** EXERCISE DIRECTIONS **
Exclude the pictures, then quote exactly the lines from the one holding "Write the matplotlib code for this chart." through the last line of the records.

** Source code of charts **
================================
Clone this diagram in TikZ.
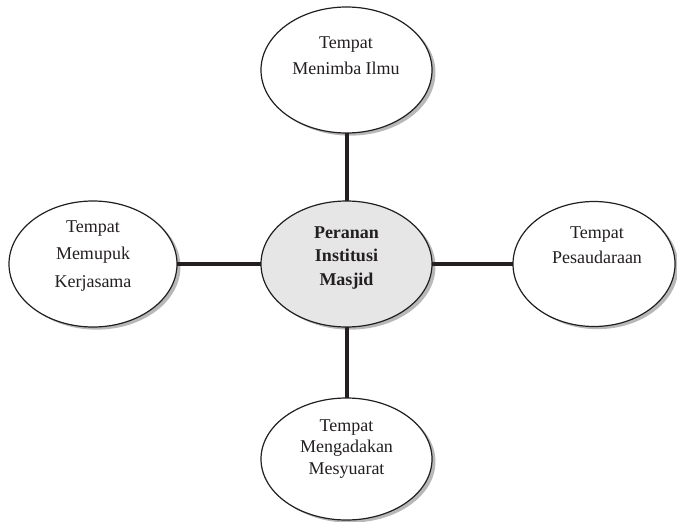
\documentclass[tikz,border=0pt]{standalone}
\usepackage{fontspec}
\setmainfont{Liberation Serif}
\usetikzlibrary{shapes.geometric,shadows}
\definecolor{inkc}{HTML}{231F20}
\definecolor{midfill}{HTML}{E6E6E7}
\tikzset{
  bubble/.style={ellipse, draw=inkc, line width=0.9pt, fill=white, inner sep=0pt, outer sep=0pt,
    drop shadow={shadow xshift=2.6pt, shadow yshift=-2pt, fill=black!28, opacity=1}},
  txt/.style={align=center, text=inkc, inner sep=0pt, font=\fontsize{13.5}{19.5}\selectfont},
  link/.style={draw=inkc, line width=3pt}
}
\begin{document}
\begin{tikzpicture}[x=0.75pt,y=-0.75pt]
\useasboundingbox (0,0) rectangle (677,521);
\node[bubble, minimum width=128.25pt, minimum height=94.5pt] (top) at (346.5,70) {};
\node[bubble, fill=midfill, minimum width=128.25pt, minimum height=94.5pt] (mid) at (346.5,264) {};
\node[bubble, minimum width=126pt, minimum height=94.5pt] (left) at (93,264) {};
\node[bubble, minimum width=121.5pt, minimum height=93.75pt] (right) at (594,264) {};
\node[bubble, minimum width=128.25pt, minimum height=91.5pt] (bottom) at (346.5,459) {};
\draw[link] (top) -- (mid);
\draw[link] (left) -- (mid);
\draw[link] (mid) -- (right);
\draw[link] (mid) -- (bottom);
\node[txt] (ttop) at (346,56) {Tempat\\Menimba Ilmu};
\node[txt, font=\fontsize{13.5}{20.5}\selectfont] (tleft) at (93,256) {Tempat\\Memupuk\\Kerjasama};
\node[txt, font=\bfseries\fontsize{13.5}{17.6}\selectfont] (tmid) at (346.5,258) {Peranan\\Institusi\\Masjid};
\node[txt, font=\fontsize{13.5}{18.75}\selectfont] (tright) at (597,245) {Tempat\\Pesaudaraan};
\node[txt, font=\fontsize{13.5}{16.2}\selectfont] (tbottom) at (346.5,449) {Tempat\\Mengadakan\\Mesyuarat};
\end{tikzpicture}
\end{document}
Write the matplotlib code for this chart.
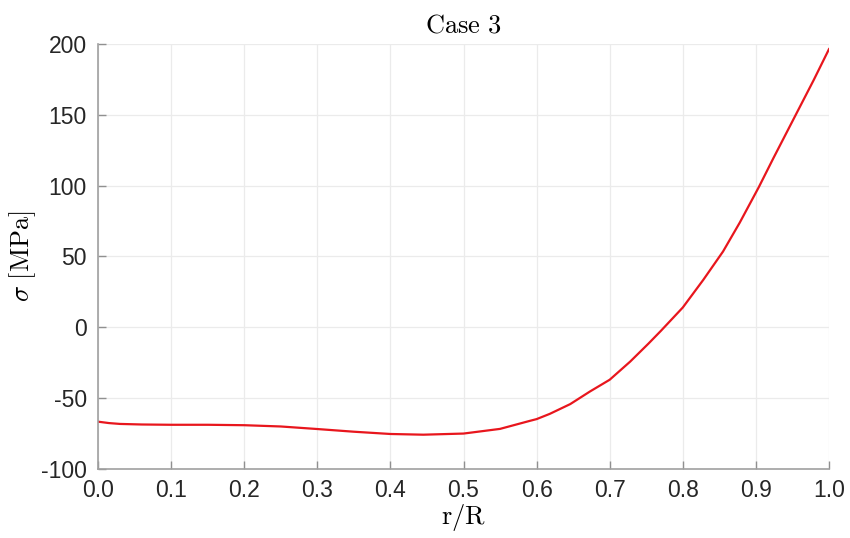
import matplotlib
matplotlib.use("Agg")
import matplotlib.pyplot as plt

plt.rcParams["mathtext.fontset"] = "cm"
plt.rcParams["font.family"] = ["Liberation Sans", "DejaVu Sans"]
plt.rcParams["axes.unicode_minus"] = False

# stress along the radius
r_over_R = [0.0, 0.015, 0.03, 0.06, 0.1, 0.15, 0.2, 0.25, 0.3, 0.35, 0.4,
            0.445, 0.5, 0.55, 0.591, 0.6, 0.618, 0.646, 0.673, 0.7, 0.728,
            0.753, 0.77, 0.8, 0.828, 0.855, 0.878, 0.904, 0.924, 0.954,
            0.979, 1.0]
sigma = [-66.6, -67.6, -68.2, -68.6, -68.8, -68.8, -69.1, -70.0, -71.8,
         -73.7, -75.3, -75.8, -75.0, -71.7, -66.0, -64.8, -61.1, -54.2,
         -45.3, -37.0, -24.2, -11.5, -2.5, 14.0, 33.5, 53.5, 74.0, 99.0,
         119.5, 149.5, 174.5, 196.4]

xticks = [0.0, 0.1, 0.2, 0.3, 0.4, 0.5, 0.6, 0.7, 0.8, 0.9, 1.0]
yticks = [-100, -50, 0, 50, 100, 150, 200]

fig = plt.figure(figsize=(8.5, 5.38), dpi=100)
ax = fig.add_axes([0.1153, 0.1283, 0.8600, 0.7899])

ax.plot(r_over_R, sigma, color="#e8161d", lw=1.6, solid_joinstyle="round")

ax.set_xlim(0, 1)
ax.set_ylim(-100, 200)
ax.set_xticks(xticks)
ax.set_xticklabels([f"{t:.1f}" for t in xticks])
ax.set_yticks(yticks)
ax.set_yticklabels([str(t) for t in yticks])

ax.grid(True, color="#ebebeb", lw=0.9)
ax.set_axisbelow(True)
for s in ["top", "right"]:
    ax.spines[s].set_visible(False)
for s in ["left", "bottom"]:
    ax.spines[s].set_color("#a0a0a0")
    ax.spines[s].set_linewidth(1.2)
ax.tick_params(direction="in", length=6, width=1.0, color="#909090",
               labelsize=16.5, labelcolor="#262626")
ax.tick_params(axis="y", pad=8)
ax.tick_params(axis="x", pad=7)

ax.set_title(r"$\mathrm{Case\ 3}$", fontsize=19, pad=8)
ax.set_xlabel(r"$\mathrm{r/R}$", fontsize=19, labelpad=0)
ax.set_ylabel(r"$\sigma\ \mathrm{[MPa]}$", fontsize=19, labelpad=2)

fig.savefig("out.png", dpi=100)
================================
** EXERCISE RESPONSE **
Write the matplotlib code for this chart.
import matplotlib
matplotlib.use("Agg")
import matplotlib.pyplot as plt

plt.rcParams["mathtext.fontset"] = "cm"
plt.rcParams["font.family"] = ["Liberation Sans", "DejaVu Sans"]
plt.rcParams["axes.unicode_minus"] = False

# stress along the radius
r_over_R = [0.0, 0.015, 0.03, 0.06, 0.1, 0.15, 0.2, 0.25, 0.3, 0.35, 0.4,
            0.445, 0.5, 0.55, 0.591, 0.6, 0.618, 0.646, 0.673, 0.7, 0.728,
            0.753, 0.77, 0.8, 0.828, 0.855, 0.878, 0.904, 0.924, 0.954,
            0.979, 1.0]
sigma = [-66.6, -67.6, -68.2, -68.6, -68.8, -68.8, -69.1, -70.0, -71.8,
         -73.7, -75.3, -75.8, -75.0, -71.7, -66.0, -64.8, -61.1, -54.2,
         -45.3, -37.0, -24.2, -11.5, -2.5, 14.0, 33.5, 53.5, 74.0, 99.0,
         119.5, 149.5, 174.5, 196.4]

xticks = [0.0, 0.1, 0.2, 0.3, 0.4, 0.5, 0.6, 0.7, 0.8, 0.9, 1.0]
yticks = [-100, -50, 0, 50, 100, 150, 200]

fig = plt.figure(figsize=(8.5, 5.38), dpi=100)
ax = fig.add_axes([0.1153, 0.1283, 0.8600, 0.7899])

ax.plot(r_over_R, sigma, color="#e8161d", lw=1.6, solid_joinstyle="round")

ax.set_xlim(0, 1)
ax.set_ylim(-100, 200)
ax.set_xticks(xticks)
ax.set_xticklabels([f"{t:.1f}" for t in xticks])
ax.set_yticks(yticks)
ax.set_yticklabels([str(t) for t in yticks])

ax.grid(True, color="#ebebeb", lw=0.9)
ax.set_axisbelow(True)
for s in ["top", "right"]:
    ax.spines[s].set_visible(False)
for s in ["left", "bottom"]:
    ax.spines[s].set_color("#a0a0a0")
    ax.spines[s].set_linewidth(1.2)
ax.tick_params(direction="in", length=6, width=1.0, color="#909090",
               labelsize=16.5, labelcolor="#262626")
ax.tick_params(axis="y", pad=8)
ax.tick_params(axis="x", pad=7)

ax.set_title(r"$\mathrm{Case\ 3}$", fontsize=19, pad=8)
ax.set_xlabel(r"$\mathrm{r/R}$", fontsize=19, labelpad=0)
ax.set_ylabel(r"$\sigma\ \mathrm{[MPa]}$", fontsize=19, labelpad=2)

fig.savefig("out.png", dpi=100)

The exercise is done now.